begin
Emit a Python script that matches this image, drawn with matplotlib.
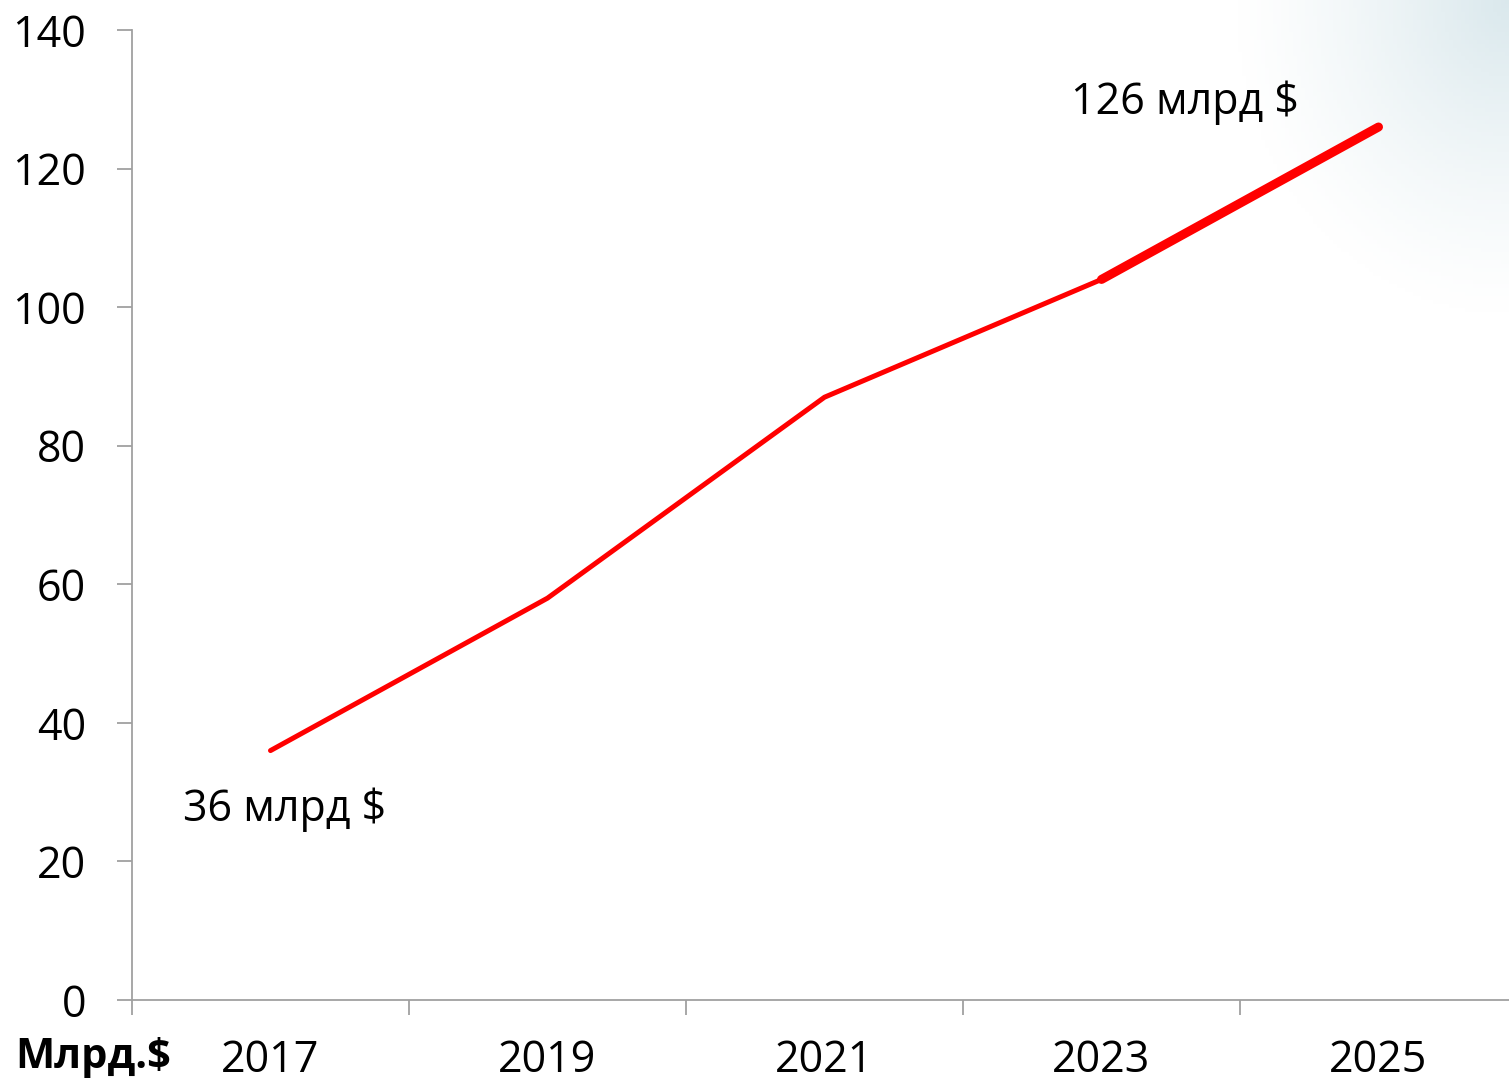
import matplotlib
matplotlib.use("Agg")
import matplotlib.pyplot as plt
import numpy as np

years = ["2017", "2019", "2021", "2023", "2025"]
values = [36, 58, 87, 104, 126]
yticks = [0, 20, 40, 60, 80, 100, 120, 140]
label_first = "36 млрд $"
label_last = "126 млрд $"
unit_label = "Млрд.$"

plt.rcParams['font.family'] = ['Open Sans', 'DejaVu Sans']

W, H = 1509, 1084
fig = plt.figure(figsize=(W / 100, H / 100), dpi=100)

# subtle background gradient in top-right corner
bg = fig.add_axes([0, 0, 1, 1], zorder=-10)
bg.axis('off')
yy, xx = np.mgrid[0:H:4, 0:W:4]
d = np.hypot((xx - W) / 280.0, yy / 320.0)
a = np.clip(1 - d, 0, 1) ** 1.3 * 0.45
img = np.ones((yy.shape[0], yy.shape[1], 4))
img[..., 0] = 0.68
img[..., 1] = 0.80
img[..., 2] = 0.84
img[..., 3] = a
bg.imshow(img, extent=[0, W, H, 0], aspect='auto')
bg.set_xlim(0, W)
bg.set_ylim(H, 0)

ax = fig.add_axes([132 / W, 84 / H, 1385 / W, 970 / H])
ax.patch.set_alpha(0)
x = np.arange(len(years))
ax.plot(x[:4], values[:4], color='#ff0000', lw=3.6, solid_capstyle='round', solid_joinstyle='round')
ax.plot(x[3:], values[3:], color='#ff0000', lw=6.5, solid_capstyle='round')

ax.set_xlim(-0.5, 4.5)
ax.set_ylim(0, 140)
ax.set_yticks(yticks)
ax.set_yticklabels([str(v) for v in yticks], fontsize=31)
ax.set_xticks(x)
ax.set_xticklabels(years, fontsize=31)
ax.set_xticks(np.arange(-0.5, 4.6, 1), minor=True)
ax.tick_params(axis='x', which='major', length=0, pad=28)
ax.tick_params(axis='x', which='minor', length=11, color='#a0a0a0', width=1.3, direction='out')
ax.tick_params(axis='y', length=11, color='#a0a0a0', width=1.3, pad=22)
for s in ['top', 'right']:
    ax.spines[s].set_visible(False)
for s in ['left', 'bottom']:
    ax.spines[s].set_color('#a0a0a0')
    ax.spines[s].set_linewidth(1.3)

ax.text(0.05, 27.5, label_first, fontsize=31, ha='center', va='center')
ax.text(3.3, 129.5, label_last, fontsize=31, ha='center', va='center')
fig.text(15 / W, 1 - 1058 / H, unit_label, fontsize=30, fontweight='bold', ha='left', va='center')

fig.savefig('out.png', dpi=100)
end
● Written problem
Without the pictures, return the listing above from its first line through the line that has "import numpy as np".

● Task solution
Emit a Python script that matches this image, drawn with matplotlib.
import matplotlib
matplotlib.use("Agg")
import matplotlib.pyplot as plt
import numpy as np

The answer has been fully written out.